Europeans tend to view what Americans view as privileges as rights. Positive rights.
> Free speech is always in conflict with other rights. You don't get to say whatever you want on a forum someone provided and deemed to be child friendly for example. Or rant about atheism and corruption of the clergy on a bible studies forum.
That isn't what freedom of speech is as it's conceived in the liberal framework. In the US, there is no law preventing any of those platforms from regulating speech within their own domains. The right simply ensures that the state is itself incapable of regulating speech.
> Going to a nude spa necessitates giving up some right to privacy. You expect the minimum necessary to provide the service you want.
You could argue that no spa necessitates nudity whatsoever. It isn't simple to define the boundaries of what is minimally necessary in order to provide a service. Imagine that you're watching a streaming service which plays ads. If the streaming service collects some information related to your demographic, watching habits, etc, and is able to serve you targeted ads that pay 5x more than if they were anonymous/general ads, many consumers would happy accept that if it meant that they had to watch only half as many ads.
You act as if there is just a relatively straightforward right to privacy, but what's really happening is that the state would be putting (somewhat arbitrary) limitations on the boundaries of what two parties are allowed to consent to (in this case, between the viewer and the streaming company).
American morality tends to favor limitations on the state rather than limitations on the way two consenting parties may engage with one another.
Commercial subscription services that don't violate your privacy are 100% fine, and incidentally, as xp84 noted, are way healthier because the user is at least a customer. (I dream of a day where companies spend $0 on advertising and instead all commercial websites and social media are run on small subscriptions or frictionless micropayments and the only person they need to keep happy is the customer.)
Of course "free" services have a massive advantage over paid ones. If Meta can profitably run Facebook just on generic ads without tracking, like a newspaper, that's allowed too. But if they can't, well, tough shit.

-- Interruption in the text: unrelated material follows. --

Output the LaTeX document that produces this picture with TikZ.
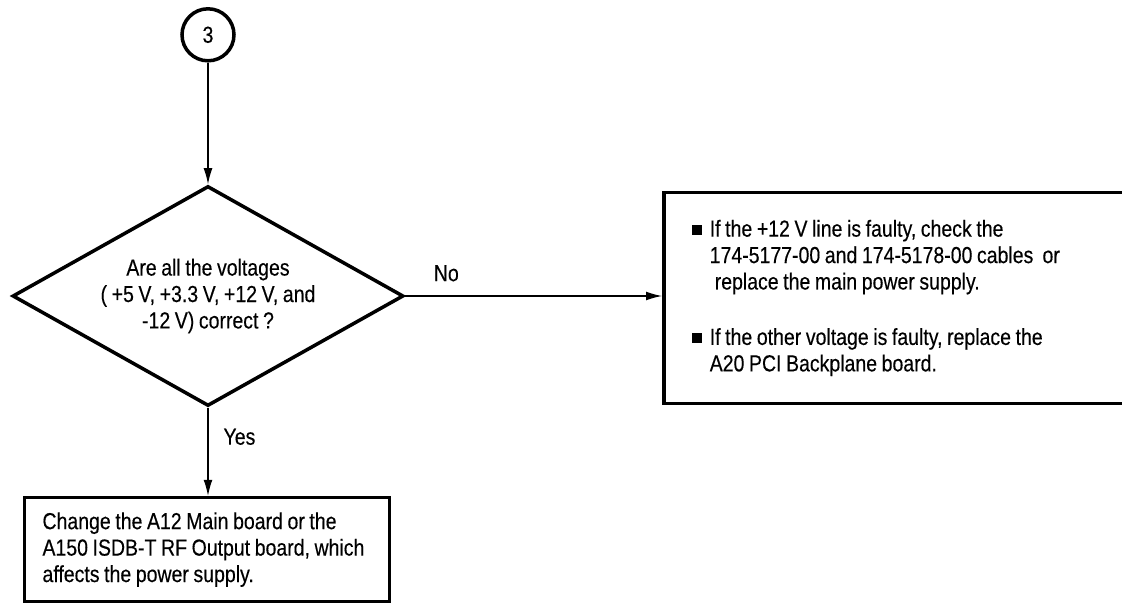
\documentclass[tikz,border=0pt]{standalone}
\usepackage{fontspec}
\setmainfont{Liberation Sans}[FakeStretch=0.84, WordSpace=0.85, FakeBold=0.3]
\usetikzlibrary{arrows.meta, shapes.geometric, positioning}

\begin{document}
\begin{tikzpicture}[
  every node/.style={font=\fontsize{16.5}{18.8}\selectfont},
  conn/.style={draw, circle, line width=2.5pt, minimum size=1.3cm, inner sep=0pt},
  test/.style={draw, diamond, line width=2.5pt, aspect=1.78, minimum width=9.775cm, minimum height=5.5cm, inner sep=0pt, align=center},
  box/.style={draw, rectangle, line width=2.5pt, align=flush left, inner ysep=0pt},
  flow/.style={line width=0.8pt, -{Latex[length=4mm,width=2.2mm]}},
  lbl/.style={inner sep=0pt}
]
\clip (0,0) rectangle (28.05,-15.1);

\node[conn] (start) at (5.2,-0.87) {3};
\node[test] (check) at (5.2,-7.4) {Are all the voltages\\( +5 V, +3.3 V, +12 V, and\\-12 V) correct ?};
\node[box, anchor=west, minimum width=12cm, minimum height=5.275cm, inner xsep=0.7cm, text width=10.6cm] (fixsupply) at (16.55,-7.45) {%
\rule[0.05cm]{0.25cm}{0.25cm}\hspace{0.2cm}If the +12 V line is faulty, check the\\
\hspace*{0.45cm}174-5177-00 and 174-5178-00 cables\ \ or\\
\hspace*{0.575cm}replace the main power supply.\\[0.725cm]
\rule[0.05cm]{0.25cm}{0.25cm}\hspace{0.2cm}If the other voltage is faulty, replace the\\
\hspace*{0.45cm}A20 PCI Backplane board.};
\node[box, minimum width=9.125cm, minimum height=2.6cm, inner xsep=0.45cm, text width=8.225cm] (change) at (5.175,-13.74) {Change the A12 Main board or the\\
A150 ISDB-T RF Output board, which\\
affects the power supply.};

% connectors
\draw[flow] (start.south) -- (check.north);
\draw[flow] (check.east) -- node[lbl, pos=0.16, above=0.35cm] {No} (check.east -| fixsupply.west);
\draw[flow] (check.south) -- node[lbl, pos=0.33, right=0.375cm] {Yes} (check.south |- change.north);

\end{tikzpicture}
\end{document}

Sorta??? It's not like I volunteer my time to my job.
I have family my age and older who don't never use Facebook and barely interact with technology and they get by life just fine.
Social media addiction isn't a right, and just because you have a share to Facebook or Twitter integration doesn't mean you have to use either.
> If you want to use it and not give up rights, pay money.
Ahh, we are not asking you to sell. We are asking you to give them in exchange for services.
> Ahh, we are not asking you to sell. We are asking you to give them in exchange for services.
That's covered in the "or otherwise relinquish your rights" part. Privacy is a right, you can't sell or relinquish it, in exchange or donated, doesn't matter.